Marcaide meets us on a 60 hectare piece of land dotted with trees on the outskirts of the city valencia on a sunny, chilly January morning. This is La Pinada, the place where he will build a sustainable neighborhood (‘barrio’ in Spanish) with homes, schools, co-works and communal spaces.
Today, the wooden shacks on the property are filled with people working on Zubi Group start-up projects. Over a wooden bridge between the trees, the Imagine Montessori school, which Marcaide opened in 2016, is visible.
As advisor to the first TNW conference in València, Marcaide will speak about impact investing at our event in March.

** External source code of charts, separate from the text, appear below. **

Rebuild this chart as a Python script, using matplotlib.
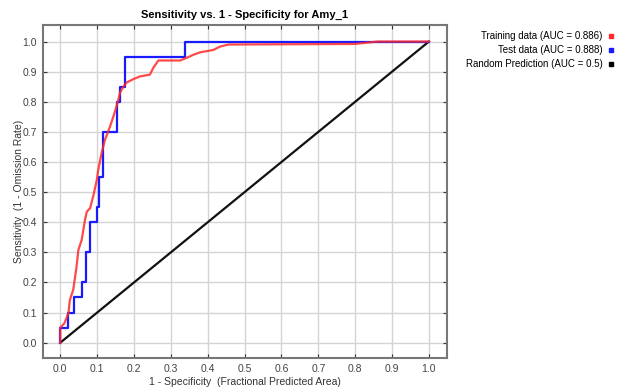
import matplotlib
matplotlib.use('Agg')
import matplotlib.pyplot as plt
from matplotlib.lines import Line2D

plt.rcParams['font.family'] = ['Liberation Sans', 'DejaVu Sans']

# ROC curve for training data (red)
train_fpr = [0, 0, 0.011, 0.022, 0.026, 0.035, 0.044, 0.049, 0.058, 0.067, 0.072, 0.081,
             0.09, 0.099, 0.103, 0.112, 0.121, 0.135, 0.144, 0.155, 0.162, 0.171, 0.18,
             0.198, 0.216, 0.243, 0.252, 0.266, 0.325, 0.343, 0.361, 0.379, 0.415, 0.433,
             0.456, 0.8, 0.83, 0.862, 1.0]
train_tpr = [0, 0.05, 0.064, 0.098, 0.142, 0.175, 0.252, 0.308, 0.341, 0.408, 0.435, 0.447,
             0.49, 0.54, 0.574, 0.629, 0.673, 0.718, 0.751, 0.795, 0.83, 0.85, 0.864,
             0.875, 0.884, 0.89, 0.912, 0.937, 0.937, 0.946, 0.956, 0.964, 0.972, 0.983,
             0.99, 0.992, 0.996, 1.0, 1.0]

# ROC curve for test data (blue), step points
test_fpr = [0, 0, 0.022, 0.022, 0.038, 0.038, 0.058, 0.058, 0.07, 0.07, 0.08, 0.08, 0.099,
            0.099, 0.104, 0.104, 0.115, 0.115, 0.153, 0.153, 0.163, 0.163, 0.176, 0.176,
            0.338, 0.338, 1.0]
test_tpr = [0, 0.05, 0.05, 0.1, 0.1, 0.15, 0.15, 0.2, 0.2, 0.3, 0.3, 0.4, 0.4,
            0.45, 0.45, 0.55, 0.55, 0.7, 0.7, 0.8, 0.8, 0.85, 0.85, 0.95,
            0.95, 1.0, 1.0]

random_x = [0, 1]
random_y = [0, 1]

labels = ['Training data (AUC = 0.886)', 'Test data (AUC = 0.888)', 'Random Prediction (AUC = 0.5)']
colors = ['#ff2a2a', '#1a1aff', 'black']
ticks = [i / 10 for i in range(11)]

fig = plt.figure(figsize=(6.21, 3.9), dpi=100)
ax = fig.add_axes([0.0692, 0.082, 0.6506, 0.854])

ax.plot(random_x, random_y, color='#111111', linewidth=1.6)
ax.plot(test_fpr, test_tpr, color=colors[1], linewidth=1.6)
ax.plot(train_fpr, train_tpr, color=colors[0], linewidth=1.6, alpha=0.85)

ax.set_xlim(-0.047, 1.049)
ax.set_ylim(-0.051, 1.055)
ax.set_xticks(ticks)
ax.set_yticks(ticks)
ax.set_xticklabels([f'{t:.1f}' for t in ticks])
ax.set_yticklabels([f'{t:.1f}' for t in ticks])
ax.grid(True, color='#d4d4d4', linewidth=1.0)
ax.set_axisbelow(True)
ax.tick_params(direction='in', length=3, width=0.8, colors='#333333', labelcolor='#444444',
               labelsize=7.5, top=True, right=True, pad=4.5)
for side in ax.spines.values():
    side.set_color('#777777')
    side.set_linewidth(1.5)

ax.set_title('Sensitivity vs. 1 - Specificity for Amy_1', fontsize=8, fontweight='bold', pad=5)
ax.set_xlabel('1 - Specificity  (Fractional Predicted Area)', fontsize=7.5, color='#333333', labelpad=2)
ax.set_ylabel('Sensitivity  (1 - Omission Rate)', fontsize=7.5, color='#333333', labelpad=-1)

handles = [Line2D([], [], marker='s', linestyle='none', color=c, markersize=3.5) for c in colors]
fig.legend(handles, labels, loc='upper right', bbox_to_anchor=(0.995, 0.93), frameon=False,
           markerfirst=False, fontsize=7, handlelength=0.6, handletextpad=0.6,
           labelspacing=0.4, borderaxespad=0)

plt.savefig('out.png', dpi=100)
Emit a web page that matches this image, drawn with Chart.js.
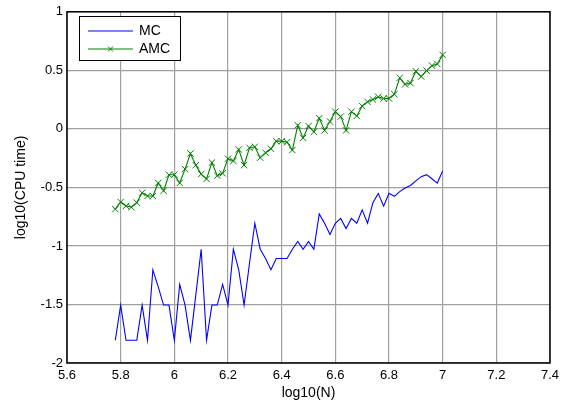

In the meantime, we’re here to talk to him about the creation of the foreign exchange payment platform Flywire, why he left the company, and his ambitions for Zubi Group.
Born out of frustration
Marcaide came up with the idea for Flywire (then called peerTransfer) in 2009 while studying Business Administration (MBA) and Engineering at MIT. He says he didn’t consider himself an entrepreneur at the time, nor did he come from an entrepreneurial background, but he wanted to create businesses that “somehow resonated with me and my needs, things that I’ve experienced firsthand.”
At the time, he was experiencing the stress and expense of transferring scholarship money to him at MIT from a Spanish foundation.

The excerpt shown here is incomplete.